Who in the world of New York hasn’t partied at Webster Hall, the largest nightclub in Manhattan, whose prestige is comparable to that of Studio 54 and Limelight? Seeing the marquee adorned with those blazing red letters—Webster Hall—creates an air of excitement in itself; however, performing on stage there, as Jeff Timmons, former 98 Degrees member, was invited to do must be unimaginable.
Once again, I grabbed the chance to speak with Timmons, only this time live and in person, moments before he was to headline and take the stage at the iconic venue.
So many changes have occurred professionally for the strikingly handsome, former boy bad idol since we last spoke; however, what remains constant was his warmth, sweetness, sincerity and professional sensibility.
As I entered his green room, I couldn’t help but notice his piercing blue eyes from across the room—not to mention his hot, gym-wrapped physic. Two girls were also there ready to interview him as well. He mentioned how he liked being in the position to have women negotiate “who would be doing him first.” (I opted to be second.)
The last interview you just kept on talking, and it was great.
You know, you made me a rock star. You left the story in about my father in the article. I loved that.
I loved that story too, and I love the way you talk about your wife.
She saved my life. I love her.
I love that you love her. Now tell me how you feel right now, just moments before you’re to take the stage at Webster Hall.
I feel great! I’m at Webster Hall. You know, when 98 Degrees first got signed to Motown, we flew to New York. Our goal the whole entire time was to get signed to Motown. Motown was a legendary label. It had the Temptations, Stevie Wonder, Michael Jackson. So we got signed and were told that we’d never have to move to New York. Then later, after we signed the contracts, the next day they said, “You have to move to New York”! So we moved to New York. Webster Hall was one of the places we’d go, but we didn’t play there. This was a place we skipped over. We came here and clubbed, we met girls here, but never played here. So coming back here and playing, I kinda went full circle.
Tell me about your new single hit “That Girl.”
It is not what you would think of when you think of 98 Degrees. It’s uptempo.
Yeah, it is EDM. When you have a couple of guys in a group, traditionally one stands out. It was myself and Nick. One of the things I always wanted to do was that uptempo song. We didn’t have that. We had catchy songs, but we didn’t have a song that got people up. So I was always trying to push that. I’ve always been writing club stuff. I’ll sit in my studio at home after the kids are asleep, the wife’s asleep, and program the uptempo stuff. So when I first did “That Girl,” I heard the track, and my buddies helped me with that track. It did fantastic in the UK.
That’s awesome. The song is awesome.
I mean, everybody loves dance. Thing that’s tough about us is we’re stamped with a certain sound. When you think of 98 Degrees, you think of a sound. You might not necessarily think about the individual song. As for me, I want to get people up and dancing. So this song will perform well wherever it’s played, so hopefully it will do well in the stores.

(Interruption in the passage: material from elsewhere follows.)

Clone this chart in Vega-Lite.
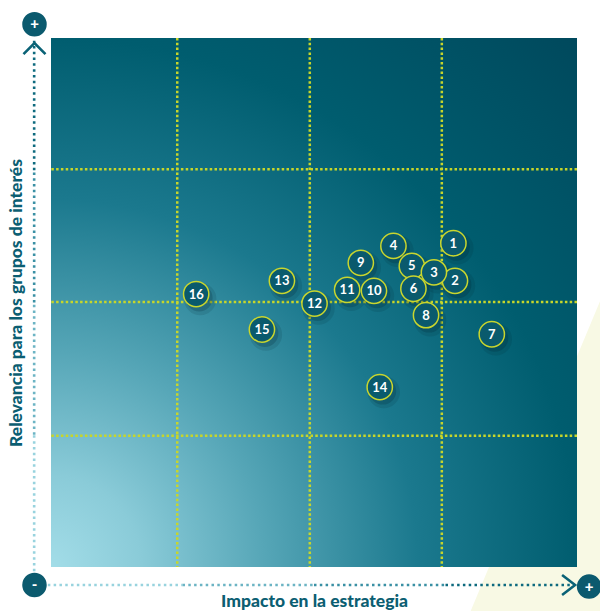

Maybe you should change your name.
Wow, that’s kind of interesting that you say that, because some people have said, “Wow, you know what, you’re Jeff from 98 Degrees. This could be anybody doing that song.” As much as a luxury that it is to have fans dedicated, it’s almost a detriment, because people accept me in a certain way.
You know what, those fans will know it’s you anyway and love whatever you do musically.
They will, but people might say, “Why is he trying to do this?” or “Why is he still trying to be young?”
You still look like a baby anyway. So besides all this, what have you been doing since we spoke last?
Well, I’m producing a lot of TV stuff.
Well, I’m a father and a husband first, so I do that.
Love that you just said that.
You can do it all. There’s 24 hours in a day, depending on how much sleep you need. You can be a husband, you could be a father, you could produce, you could do music, you can be creative, you could write and you can also work out. So I’m being a dad first, working on writing, producing some stuff. Of course the music is always up there. Those are the things I’m working on. Vegas is one of the things I’m working on. I have a distribution company, which is all about analytics and boring.
So what’s with Vegas?
I live in Vegas. “Men of the Strip” is about to get a residency there, finally.
So you’re doing that hot male revue again?
What happened with “Men of the Strip”? It blew up really big; it got really popular. TV came in, so some people involved with “Men of the Strip” thought that my element could be removed from it and that it could kind of succeed on its own. They tried that, and it wasn’t successful. I’m a perfectionist, so I wanna see anything that I developed be ultimately successful, or I’ll think it’s a failure. That’s sort of something I put my name on, attached myself to, put a lot into, developed. It started getting a lot of success.
I’m glad you’re doing “Man of the Strip.”
So am I, and now I got the reigns back to continue to do some of what I had as far as my plans were, and I can carry out the plans. These guys are going to do a Spring Break thing. We got a couple of networks interested, so it’s back on the map. Hopefully that will work out.